Here’s how Boxer announced that after 22 years in the Senate she won’t run for a fifth term:
“The Senate is the place where I’ve always made my casefor families, for the planet, and the human race. More than 20 years in a job I love,thanks to California and the lord above. So although I won’t be working for my Senate space and I won’t be running in that next tough race, as long as there are issues and challenges and strife, I will never retire, cause that’s the meaning of my life.”
A longtime supporter of the environment, gun control, and abortion rights, Boxer says partisan gridlock wasn’t a factor in her decision – nor was her age.
“Here’s the thing: Some people are old at 40 and some people are young at 80. It depends on the person. For me, I feel as young as I did when I got elected,” Boxer, 74, said in a video starring her eldest grandson, who she appointed to “sit in” for the reporters who have been hounding her on Capitol Hill.
Though the veteran California Democrat said she would not be running for re-election in 2016, she hinted that her work would go on: “I am never going to retire.”
Boxer’s announcement caught even prominent Democrats by surprise like House Democratic leader Nancy Pelosi, also from California, who seemed startled.

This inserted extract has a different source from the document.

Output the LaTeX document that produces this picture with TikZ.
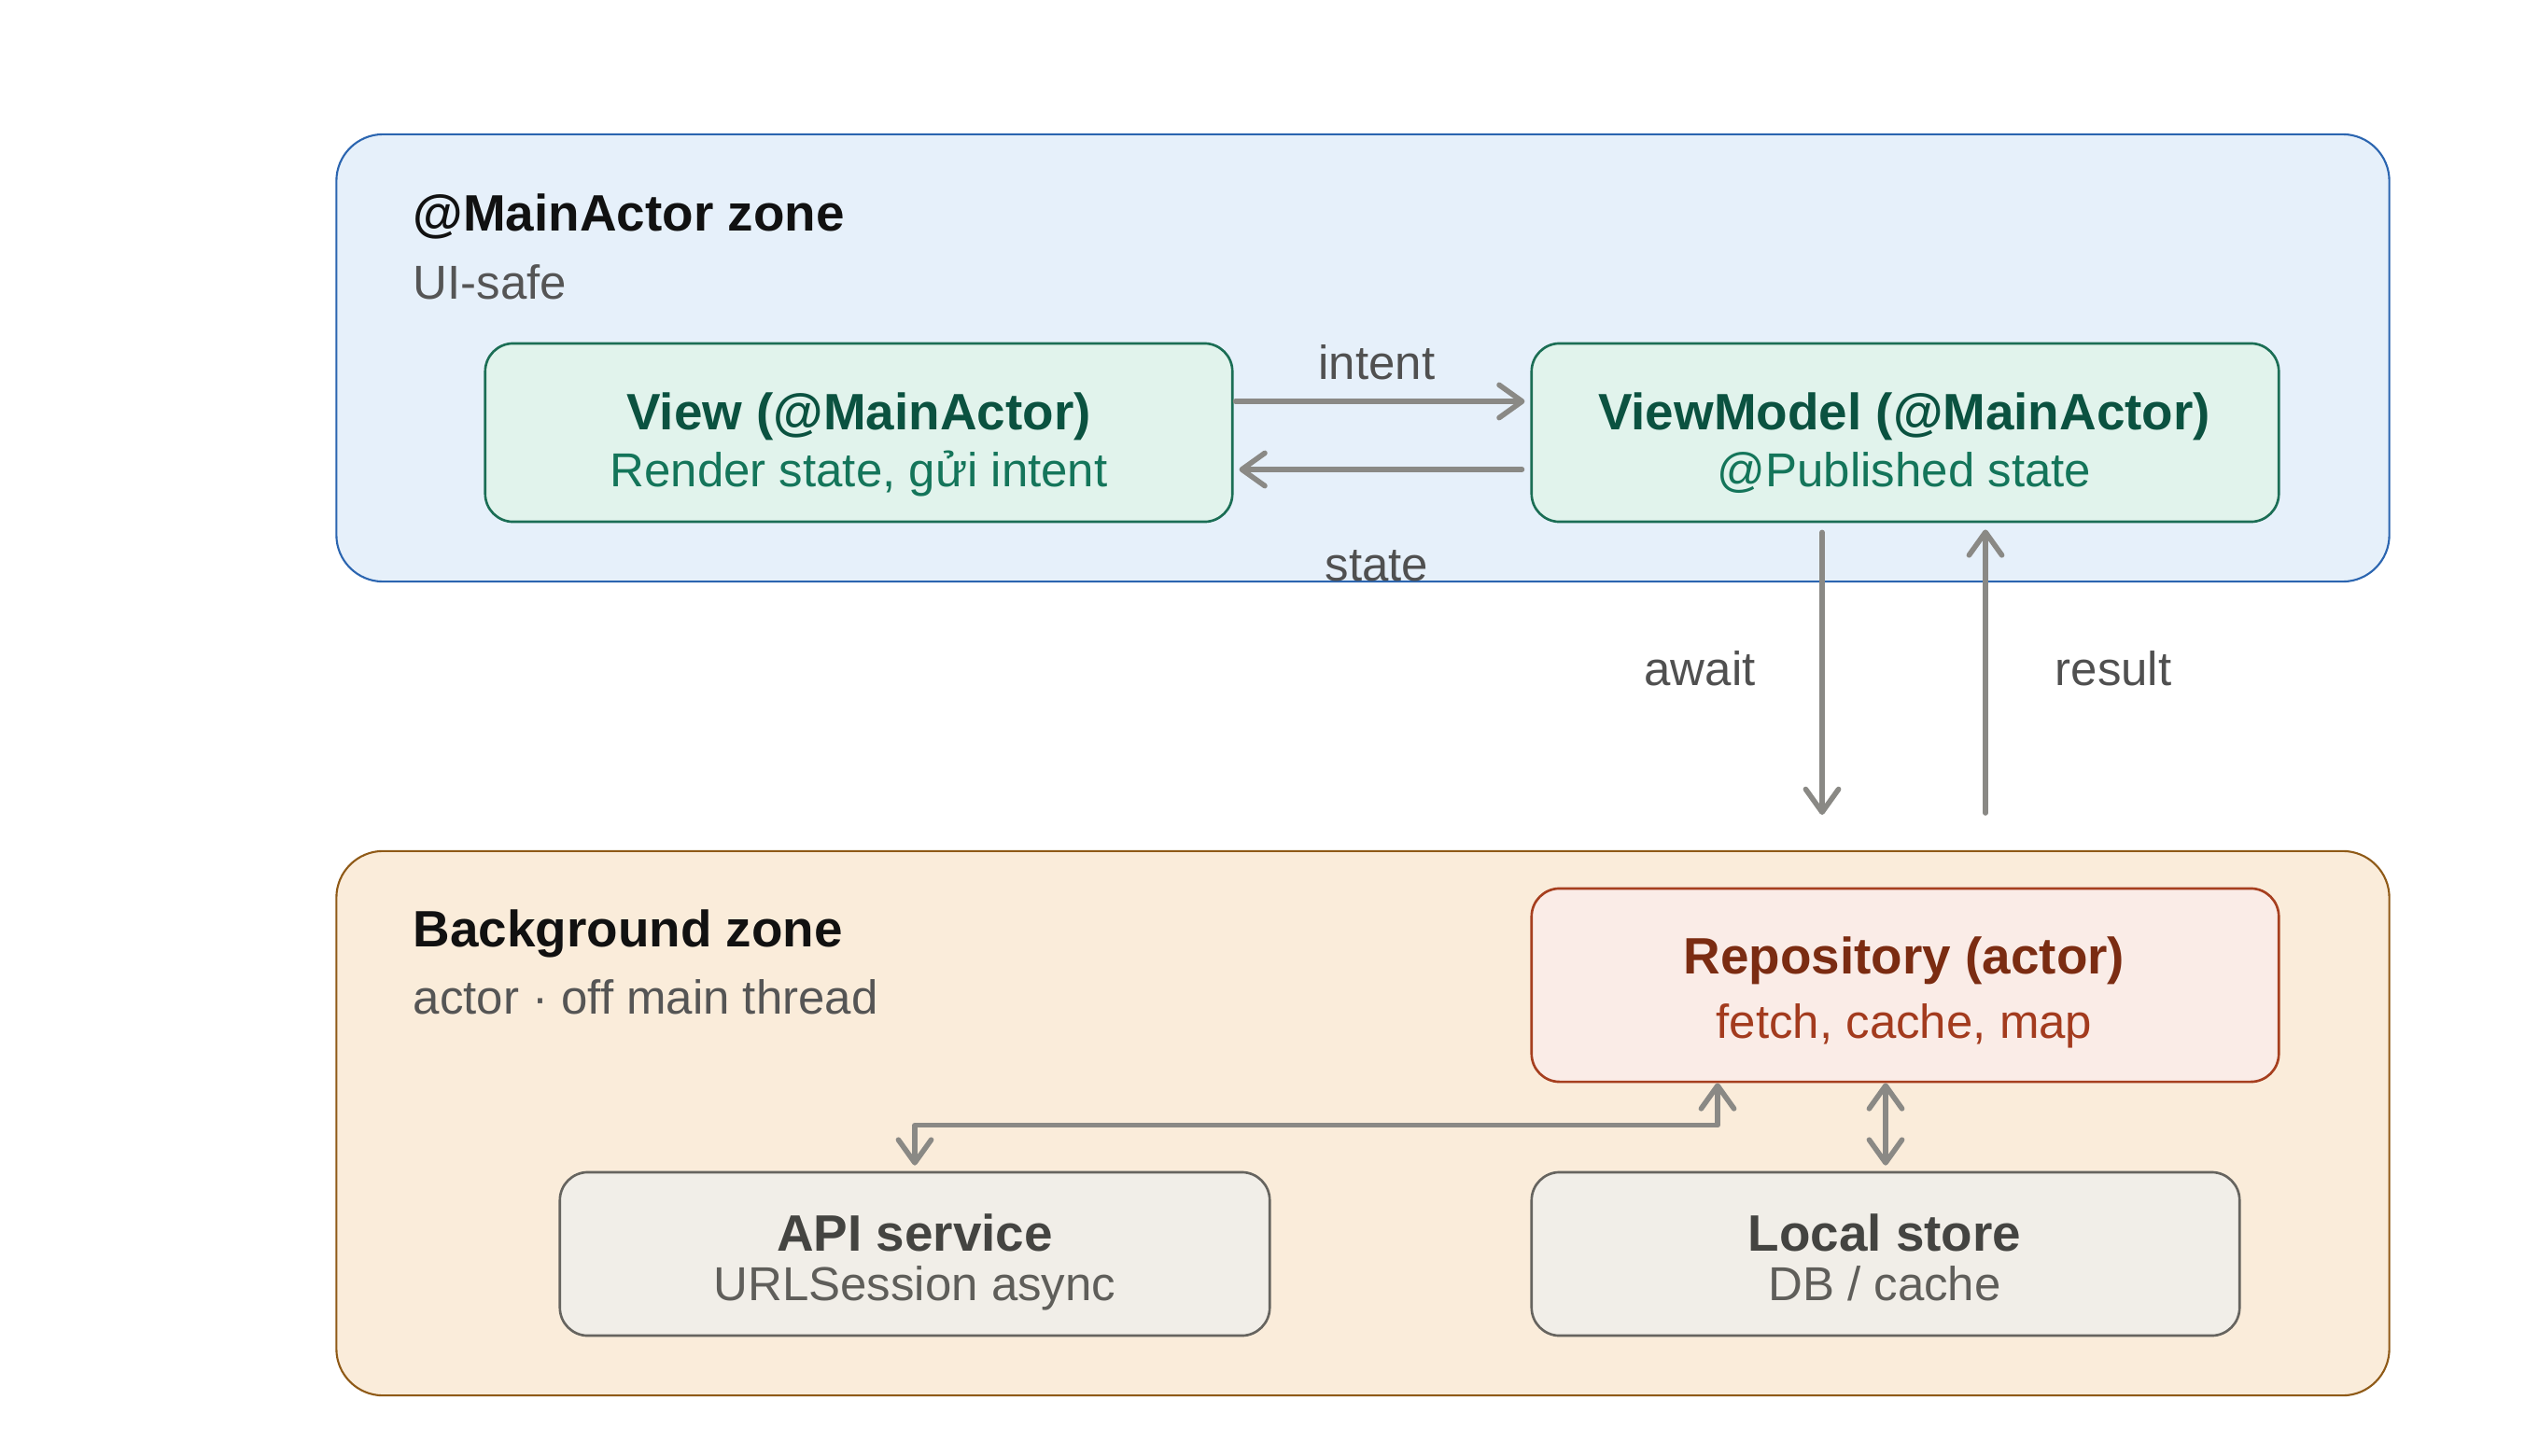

“What?” she exclaimed. “It’s funny, she called me and said she wanted to talk to me personally. I thought maybe she wanted to have dinner tonight or something. Oh my.”
“She's really a great leader for our country – small in size but a giant in terms of her contribution to the country,” Pelosi added. “I wish the best for her in that regard personally. Officially, I think it’s a big loss for the country. But she knows her timetable."
Boxer’s announcement precedes what will likely be an all-out brawl in the Golden State, which hasn’t had an open Senate seat in over two decades. (Dianne Feinstein, California’s senior senator, has been in office since 1992.) The 2016 contest promises to be the greatest test to date of California’s jungle primary, a system the state adopted in 2010 that mandates the top two candidates – no matter what party they support – face off in the general election.
But let’s save the politics for later. In honor of Boxer’s announcement, we wrote a poem of our own.
She has a knack for poetry and served the Senate notably. It’s not that she’s a senior, or that Congress has gotten meaner. But from what we have seen, Boxer’s not running in 2016.